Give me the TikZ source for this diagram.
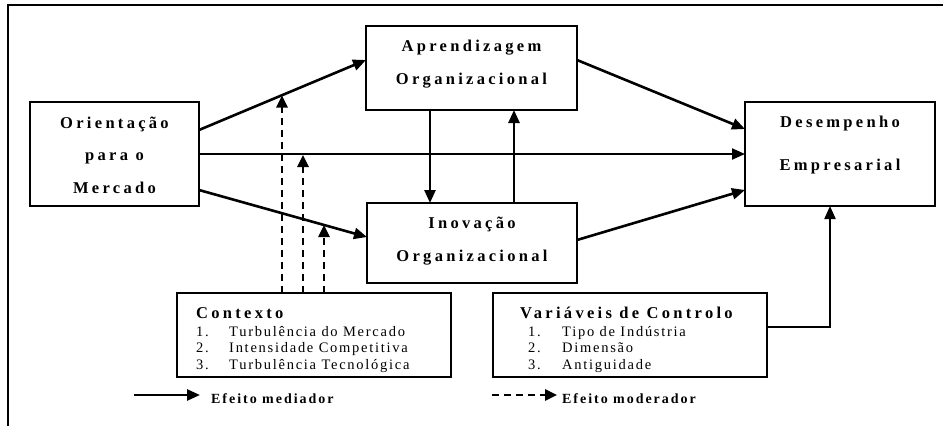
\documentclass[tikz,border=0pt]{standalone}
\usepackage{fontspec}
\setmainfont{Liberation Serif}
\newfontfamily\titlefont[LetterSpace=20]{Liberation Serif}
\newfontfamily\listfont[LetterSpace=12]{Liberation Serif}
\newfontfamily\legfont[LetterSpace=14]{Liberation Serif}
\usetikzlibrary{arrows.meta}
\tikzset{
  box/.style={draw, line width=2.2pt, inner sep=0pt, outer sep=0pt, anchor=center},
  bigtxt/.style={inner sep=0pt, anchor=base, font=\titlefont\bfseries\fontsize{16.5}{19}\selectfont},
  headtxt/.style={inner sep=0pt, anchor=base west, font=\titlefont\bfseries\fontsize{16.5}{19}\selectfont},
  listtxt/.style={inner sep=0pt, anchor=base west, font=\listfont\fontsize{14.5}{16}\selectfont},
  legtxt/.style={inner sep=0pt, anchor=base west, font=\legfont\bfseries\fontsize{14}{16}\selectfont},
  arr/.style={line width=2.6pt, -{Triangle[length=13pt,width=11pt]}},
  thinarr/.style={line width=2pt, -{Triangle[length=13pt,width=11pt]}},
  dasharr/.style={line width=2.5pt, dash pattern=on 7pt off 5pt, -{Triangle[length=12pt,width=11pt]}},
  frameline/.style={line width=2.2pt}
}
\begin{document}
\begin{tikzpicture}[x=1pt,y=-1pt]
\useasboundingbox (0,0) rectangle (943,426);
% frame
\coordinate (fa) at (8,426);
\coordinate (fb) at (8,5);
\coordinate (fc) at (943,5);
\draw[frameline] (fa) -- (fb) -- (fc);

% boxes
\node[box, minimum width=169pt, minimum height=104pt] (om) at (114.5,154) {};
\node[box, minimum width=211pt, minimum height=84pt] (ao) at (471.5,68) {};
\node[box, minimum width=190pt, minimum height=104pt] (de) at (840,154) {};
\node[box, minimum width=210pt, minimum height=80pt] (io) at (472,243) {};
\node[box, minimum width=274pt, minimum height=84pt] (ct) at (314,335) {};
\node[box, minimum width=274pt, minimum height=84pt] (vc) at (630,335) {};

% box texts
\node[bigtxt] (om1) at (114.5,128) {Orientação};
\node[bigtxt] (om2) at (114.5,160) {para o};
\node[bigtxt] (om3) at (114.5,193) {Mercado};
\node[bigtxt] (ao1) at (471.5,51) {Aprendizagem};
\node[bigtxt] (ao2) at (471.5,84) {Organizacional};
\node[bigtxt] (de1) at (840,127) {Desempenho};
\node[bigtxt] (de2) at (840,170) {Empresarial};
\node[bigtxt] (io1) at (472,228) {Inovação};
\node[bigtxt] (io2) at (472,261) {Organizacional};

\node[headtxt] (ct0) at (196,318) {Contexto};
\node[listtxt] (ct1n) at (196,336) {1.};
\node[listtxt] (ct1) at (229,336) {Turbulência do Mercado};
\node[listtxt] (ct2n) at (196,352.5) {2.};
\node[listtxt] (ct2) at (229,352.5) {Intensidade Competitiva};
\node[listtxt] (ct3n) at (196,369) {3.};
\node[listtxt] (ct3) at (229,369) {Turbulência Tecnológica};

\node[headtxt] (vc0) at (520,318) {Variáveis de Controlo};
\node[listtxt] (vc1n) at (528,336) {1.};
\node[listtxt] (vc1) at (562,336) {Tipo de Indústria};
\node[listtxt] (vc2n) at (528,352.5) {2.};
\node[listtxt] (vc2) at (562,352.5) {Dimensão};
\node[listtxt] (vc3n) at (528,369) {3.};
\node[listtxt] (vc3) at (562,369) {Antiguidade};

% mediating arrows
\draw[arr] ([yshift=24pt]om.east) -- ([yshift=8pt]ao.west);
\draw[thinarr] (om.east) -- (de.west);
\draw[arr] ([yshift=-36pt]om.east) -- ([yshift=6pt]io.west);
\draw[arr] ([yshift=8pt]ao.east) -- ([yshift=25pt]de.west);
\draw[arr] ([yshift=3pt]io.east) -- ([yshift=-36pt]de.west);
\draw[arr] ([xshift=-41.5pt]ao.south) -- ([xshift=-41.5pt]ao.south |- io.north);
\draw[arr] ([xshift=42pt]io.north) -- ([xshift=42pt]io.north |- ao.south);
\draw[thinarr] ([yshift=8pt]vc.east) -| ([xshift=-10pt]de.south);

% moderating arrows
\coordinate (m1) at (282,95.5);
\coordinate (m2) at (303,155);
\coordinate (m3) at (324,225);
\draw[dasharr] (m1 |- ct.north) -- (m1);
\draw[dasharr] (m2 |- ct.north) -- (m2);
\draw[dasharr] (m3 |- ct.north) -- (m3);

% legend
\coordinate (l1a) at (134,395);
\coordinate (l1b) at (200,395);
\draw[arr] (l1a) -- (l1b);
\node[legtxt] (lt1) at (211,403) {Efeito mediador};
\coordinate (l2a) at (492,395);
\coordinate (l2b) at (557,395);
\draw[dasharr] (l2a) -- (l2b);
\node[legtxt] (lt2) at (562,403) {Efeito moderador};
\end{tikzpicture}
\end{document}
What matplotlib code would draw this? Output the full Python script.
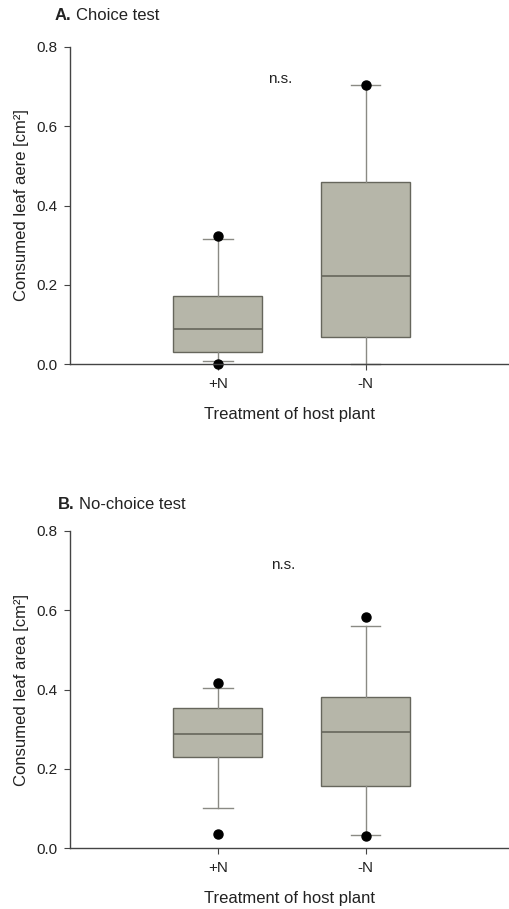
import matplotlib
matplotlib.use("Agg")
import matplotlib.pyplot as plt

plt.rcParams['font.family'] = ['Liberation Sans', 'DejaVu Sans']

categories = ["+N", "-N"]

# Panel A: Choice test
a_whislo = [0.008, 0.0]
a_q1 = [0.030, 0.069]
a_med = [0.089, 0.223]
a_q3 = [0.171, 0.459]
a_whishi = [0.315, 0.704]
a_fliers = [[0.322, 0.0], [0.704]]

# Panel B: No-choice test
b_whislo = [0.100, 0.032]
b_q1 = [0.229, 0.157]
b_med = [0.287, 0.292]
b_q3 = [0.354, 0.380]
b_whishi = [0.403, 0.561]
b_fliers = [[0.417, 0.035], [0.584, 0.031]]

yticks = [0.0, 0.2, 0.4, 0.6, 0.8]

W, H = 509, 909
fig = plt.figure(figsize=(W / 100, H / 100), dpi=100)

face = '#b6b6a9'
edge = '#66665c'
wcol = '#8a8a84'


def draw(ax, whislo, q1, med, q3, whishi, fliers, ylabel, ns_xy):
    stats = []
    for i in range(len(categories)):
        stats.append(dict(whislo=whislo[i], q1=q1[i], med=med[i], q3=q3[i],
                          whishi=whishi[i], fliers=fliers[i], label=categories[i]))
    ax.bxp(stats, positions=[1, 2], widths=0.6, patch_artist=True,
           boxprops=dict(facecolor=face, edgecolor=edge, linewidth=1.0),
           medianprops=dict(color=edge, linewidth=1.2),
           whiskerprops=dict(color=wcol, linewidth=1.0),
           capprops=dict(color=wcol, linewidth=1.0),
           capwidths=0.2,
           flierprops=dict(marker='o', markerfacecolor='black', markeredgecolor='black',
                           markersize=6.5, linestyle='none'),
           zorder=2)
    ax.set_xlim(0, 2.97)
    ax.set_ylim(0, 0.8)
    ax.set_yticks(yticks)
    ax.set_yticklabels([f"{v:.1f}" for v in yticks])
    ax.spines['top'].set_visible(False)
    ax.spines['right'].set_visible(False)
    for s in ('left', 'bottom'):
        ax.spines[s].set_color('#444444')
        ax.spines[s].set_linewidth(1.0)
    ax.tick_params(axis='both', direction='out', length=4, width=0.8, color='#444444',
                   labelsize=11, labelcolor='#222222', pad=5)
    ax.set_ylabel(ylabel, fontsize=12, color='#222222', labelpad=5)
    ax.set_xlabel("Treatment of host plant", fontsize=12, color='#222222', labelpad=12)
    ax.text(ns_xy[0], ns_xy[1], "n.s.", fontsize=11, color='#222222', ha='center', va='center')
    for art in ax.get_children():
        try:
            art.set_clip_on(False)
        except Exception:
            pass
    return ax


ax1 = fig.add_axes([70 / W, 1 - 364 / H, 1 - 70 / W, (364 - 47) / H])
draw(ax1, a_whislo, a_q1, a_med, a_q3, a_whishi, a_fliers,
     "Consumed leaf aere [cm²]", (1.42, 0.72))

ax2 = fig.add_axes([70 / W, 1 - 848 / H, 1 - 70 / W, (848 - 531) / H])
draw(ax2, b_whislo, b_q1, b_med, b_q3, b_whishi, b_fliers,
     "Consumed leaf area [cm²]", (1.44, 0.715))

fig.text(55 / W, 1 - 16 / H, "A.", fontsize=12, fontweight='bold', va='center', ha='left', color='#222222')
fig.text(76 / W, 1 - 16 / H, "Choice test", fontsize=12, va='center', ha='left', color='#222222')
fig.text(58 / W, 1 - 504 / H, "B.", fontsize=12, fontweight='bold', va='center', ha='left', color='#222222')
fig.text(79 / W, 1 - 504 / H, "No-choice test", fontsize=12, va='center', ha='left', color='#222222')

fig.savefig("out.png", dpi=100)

══════

● **TASK BRIEF**: All lines in the data that contain the word "matplotlib" should be copied.

● **THE ANSWER**:
What matplotlib code would draw this? Output the full Python script.
import matplotlib
matplotlib.use("Agg")
import matplotlib.pyplot as plt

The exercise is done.